Even by its end, I am still unsure of some of the aspects of its storytelling and world-building that L. Frank Baum was striving for. And I believe to come to such hard conclusions, notably from one's first voyage to the land of Oz, would be irrelevant as its resonance and influence lie in the intimate irony and inconclusive questions that have come through its grand scope.

Dorothy's thrust into this world is skeletal in its context, a decision that undoubtedly brings forth the reader with as little pre-conceptions as possible towards the world she is about to explore and the characters that she would meet. Its purpose, beyond just wanting to return home, is elusive, stimulating one to raise certain questions and seek for something perhaps beyond the surface that it provides.

These musings that I have reveal themselves more like the texture of sand rather than solid concrete, with its shape easily malleable to the thematic ideas and character revelations that come my way. Concepts of colonisation, hero-worship, vanity, political ambition, inauthenticity, self-actualisation, success through purity and innocence, are all passing ideas that blossomed the story of Dorothy and her path through the yellow brick road. Baum has created a world that feels so familiar and yet so transportive and elusive to the rigid structures of our reality.

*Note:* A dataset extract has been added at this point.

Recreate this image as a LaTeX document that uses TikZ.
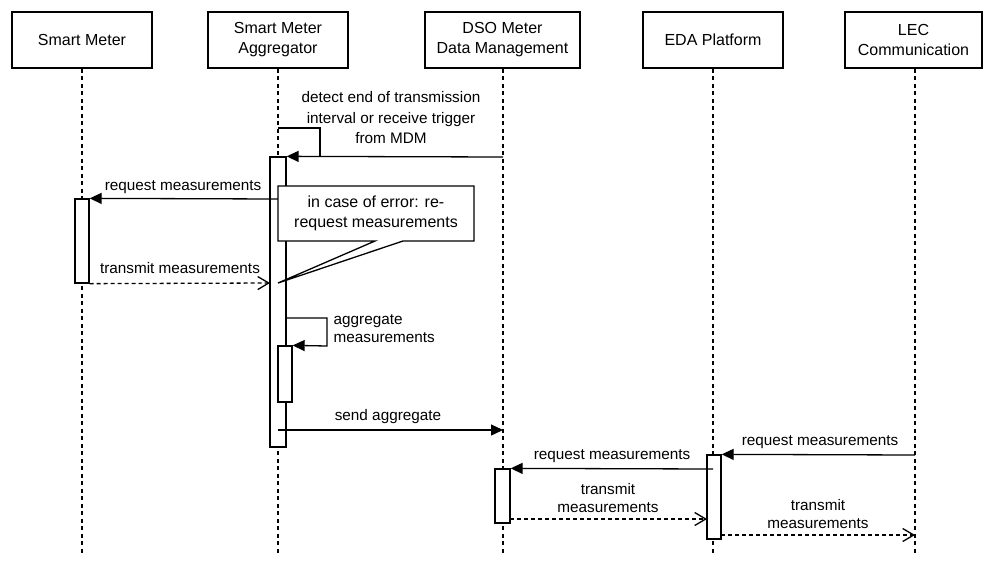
\documentclass[tikz,border=0pt]{standalone}
\usepackage{fontspec}
\setmainfont{Liberation Sans}
\usetikzlibrary{arrows.meta}
\begin{document}
\begin{tikzpicture}[x=1pt,y=-1pt,
  line width=1.3pt,
  head/.style={draw, fill=white, line width=1.3pt, minimum width=140pt, minimum height=56pt,
    inner sep=0pt, align=center, font=\fontsize{16}{20}\selectfont},
  life/.style={line width=1.3pt, dash pattern=on 4pt off 3.5pt},
  act/.style={draw, fill=white, line width=1.3pt, inner sep=0pt},
  msg/.style={-{Triangle[length=12pt,width=11pt]}},
  reply/.style={dash pattern=on 4pt off 3pt, -{Straight Barb[length=11pt,width=13pt,line width=1.3pt]}},
  lbl/.style={inner sep=0pt, align=center, font=\fontsize{15.3}{18}\selectfont},
  notebox/.style={draw, fill=white, line width=1.3pt, line join=miter}
]
\useasboundingbox (0,0) rectangle (984,563);

% participants
\node[head] (sm)  at (82,40)  {Smart Meter};
\node[head] (agg) at (278,40) {Smart Meter\\Aggregator};
\node[head, minimum width=155pt] (dso) at (502.5,40) {DSO Meter\\Data Management};
\node[head] (eda) at (713,40) {EDA Platform};
\node[head, minimum width=137pt] (lec) at (913.5,40) {LEC\\Communication};

% lifelines
\coordinate (smEnd)  at (82,556);
\coordinate (aggEnd) at (278,556);
\coordinate (dsoEnd) at (503,556);
\coordinate (edaEnd) at (713,556);
\coordinate (lecEnd) at (915,556);
\draw[life] (sm.south)  -- (smEnd);
\draw[life] (agg.south) -- (aggEnd);
\draw[life] ([xshift=0.5pt]dso.south) -- (dsoEnd);
\draw[life] (eda.south) -- (edaEnd);
\draw[life] ([xshift=1.5pt]lec.south) -- (lecEnd);

% activation bars
\node[act, minimum width=16pt, minimum height=290pt] (aggA) at (278,302) {};
\node[act, minimum width=14pt, minimum height=56pt]  (aggB) at (285,374) {};
\node[act, minimum width=14pt, minimum height=84pt]  (smA)  at (82,241)  {};
\node[act, minimum width=15pt, minimum height=54pt]  (dsoA) at (502.5,496) {};
\node[act, minimum width=14pt, minimum height=84pt]  (edaA) at (714,497) {};

% trigger from the MDM / end of interval
\coordinate (loopS) at (278,128);
\coordinate (loopE) at (320,157);
\coordinate (trigS) at (503,157);
\draw (loopS) -| (loopE);
\draw[msg] (trigS) -- (aggA.north east);
\node[lbl, font=\fontsize{15.3}{20.5}\selectfont] (trigL) at (391,118)
  {detect end of transmission\\interval or receive trigger\\from MDM};

% request to the smart meter
\coordinate (reqS) at (278,199);
\draw[msg] (reqS) -- (smA.north east);
\node[lbl] (reqL) at (183,187) {request measurements};

% transmit back to the aggregator
\coordinate (trE) at (270,283);
\draw[reply] (smA.south east) -- (trE);
\node[lbl] (trL) at (180,268) {transmit measurements};

% error note
\coordinate (tip) at (278,283);
\draw[notebox] (278,186) -- (474,186) -- (474,241) -- (403,241) -- (tip)
  -- (375,241) -- (278,241) -- cycle;
\node[lbl, font=\fontsize{16}{20}\selectfont] (note) at (376,213)
  {in case of error: re-\\request measurements};

% aggregation self call
\coordinate (agS) at (286,318);
\coordinate (agC) at (327,318);
\coordinate (agD) at (327,346);
\draw[msg] (agS) -- (agC) -- (agD) -- (aggB.north east);
\node[lbl, anchor=west, align=left] (agL) at (333,329) {aggregate\\measurements};

% aggregate sent to the MDM
\coordinate (saS) at (278,430);
\coordinate (saE) at (503,430);
\draw[msg] (saS) -- (saE);
\node[lbl] (saL) at (388,417) {send aggregate};

% LEC requests from the EDA platform
\coordinate (lrS) at (915,455);
\draw[msg] (lrS) -- (edaA.north east);
\node[lbl] (lrL) at (820,442) {request measurements};

% EDA requests from the MDM
\coordinate (erS) at (713,469);
\draw[msg] (erS) -- (dsoA.north east);
\node[lbl] (erL) at (612,456) {request measurements};

% MDM transmits to the EDA platform
\coordinate (dtS) at (510,519);
\coordinate (dtE) at (707,519);
\draw[reply] (dtS) -- (dtE);
\node[lbl] (dtL) at (608,498) {transmit\\measurements};

% EDA transmits to the LEC
\coordinate (etS) at (721,535);
\coordinate (etE) at (915,535);
\draw[reply] (etS) -- (etE);
\node[lbl] (etL) at (818,514) {transmit\\measurements};
\end{tikzpicture}
\end{document}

The Wonderful Wizard of Oz, a title that conveys the false prophecy of a species' saviour and the vanity of its own existence, is a marvellous novel. It walks the tightrope of child-like warmth and purity, whilst highlighting the corruptive darkness that surrounds its wide-eyed protagonists. Dorothy's ambition to return home is not as critical as the ideas that she learns, or to be more accurate - what we hope she would be more privy to, as the journey slowly reveals the disillusioned reality of adulthood. I sometimes question whether staying in Oz would have been better for her.